By all accounts, the recent earnings report from Ulta Beauty (NASDAQ:ULTA) should have been met with at least some celebration. While the news wasn't all positive, what emerged was not only enough to cause a 4% drop in the company's share price, but also was enough to maintain a “hold” rating out of Stifel. That will make some likely question whether the beauty retailer is worth staying in on. A look at the fuller picture, though, suggests that this slump is indeed just that: a temporary slump.
A Winner of an Earnings Report
So the good news for Ulta Beauty was substantial, and starts with earnings. The company posted earnings of $1.64 per share, which was well above the Zacks consensus of $1.51. This isn't the first time that Ulta Beauty has beaten expectations, either. Last quarter, it did likewise, bringing in $0.73 per share against expected EPS figures of $0.10. In fact, in the last four quarters, Ulta Beauty has beaten expectations three times, which is an excellent record.
The news slipped a bit from there, though, as revenue came in at $1.55 billion for the quarter. Great, except the consensus was expecting revenue of $1.56 billion. A pretty close match, though not quite a beat, so the impact of that news was negligible in either direction.
Lipstick on a Pig
While this quarter was an earnings beat for Ulta Beauty, and a near-match in revenue, there were undeniable downsides for the company. That $1.64 per share in earnings sounds good, certainly, but this time last year the company brought in $2.25 per share. That $1.55 billion in revenue also sounds good, until you consider that this time last year the company brought in $1.68 billion. The comparisons put Ulta Beauty clearly on the back foot.
Worse, the comparative decline is expected to continue. The company revealed that same-store sales had dropped 8.9% for the third quarter, though this may have a connection to ongoing government intervention in the form of lockdowns and store closures. There were also some unexpected costs that chipped in, including its recent move to suspend its operations in Canada, that reduced net income substantially.
A Minimal Shakeup From Analysts
Meanwhile, the analyst reaction is only slightly concerning. Stifel recently reiterated its “hold” recommendation on the company, suggesting that Ulta Beauty shares at their current price represented a lot more downside potential than upside.
Stifel was contradicted frequently on that front, however, as—based on our latest research—the company still has a consensus rating of “buy”. Moreover, it has had one for the last six months to one degree or another. In fact, the company last saw a “sell” recommendation six months ago, and that recommendation has since departed. The company currently stands at nine “hold” ratings and 16 “buy” ratings, which is just one “buy” rating less than the company was at a month ago, and again at three months ago.

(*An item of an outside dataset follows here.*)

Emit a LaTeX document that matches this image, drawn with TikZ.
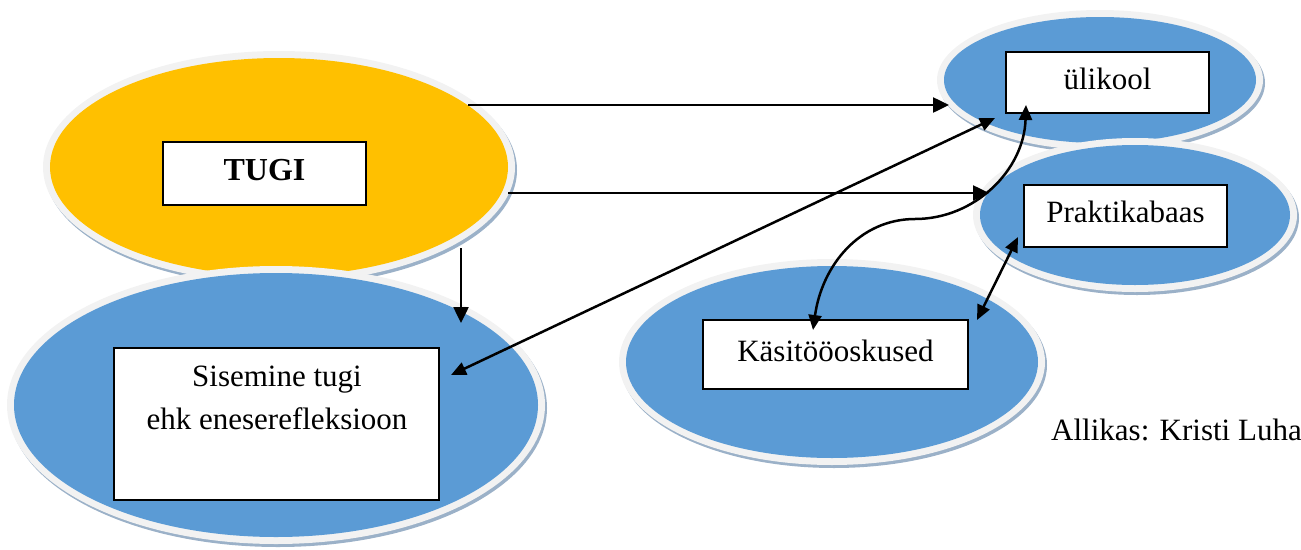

Meanwhile, the price target is up substantially. Six months ago, it sat at $258.04. Three months ago, the price target bottomed out at $253.64, and only increased slightly a month ago to $253.92. Now, it's perched at $271.68. That's a little less than a 10% jump just in a month.
Even as Stifel held the line, several analysts improved targets, if not ratings. Five analysts increased their price targets today alone, including Credit Suisse and Robert W. Baird.
Still Looking Sharp
It would be easy to discount Ulta Beauty as being a company that depends on people being out and about. After all, what value is there in primping when you're forbidden by government mandate from leaving the house? The problem with that assessment is that there is still value in such activity, if only from a psychological standpoint; people feel better when they look good. Let's be honest: “people feeling better” is a prime motivator for behavior under normal conditions, let alone the conditions we're facing today.
Yes, same-store sales are down. But based on the revenue figures, a lot of those sales are still taking place, likely online. We've seen the value in improving online operations in the last several months—just look at how well Target (NYSE:TGT) did with its online operations—and we'll likely continue to see how online improves operations going forward. Ulta Beauty may not look as attractive as it did this time last year, but it's certainly done its part to keep looking sharp despite the situation we're all in currently.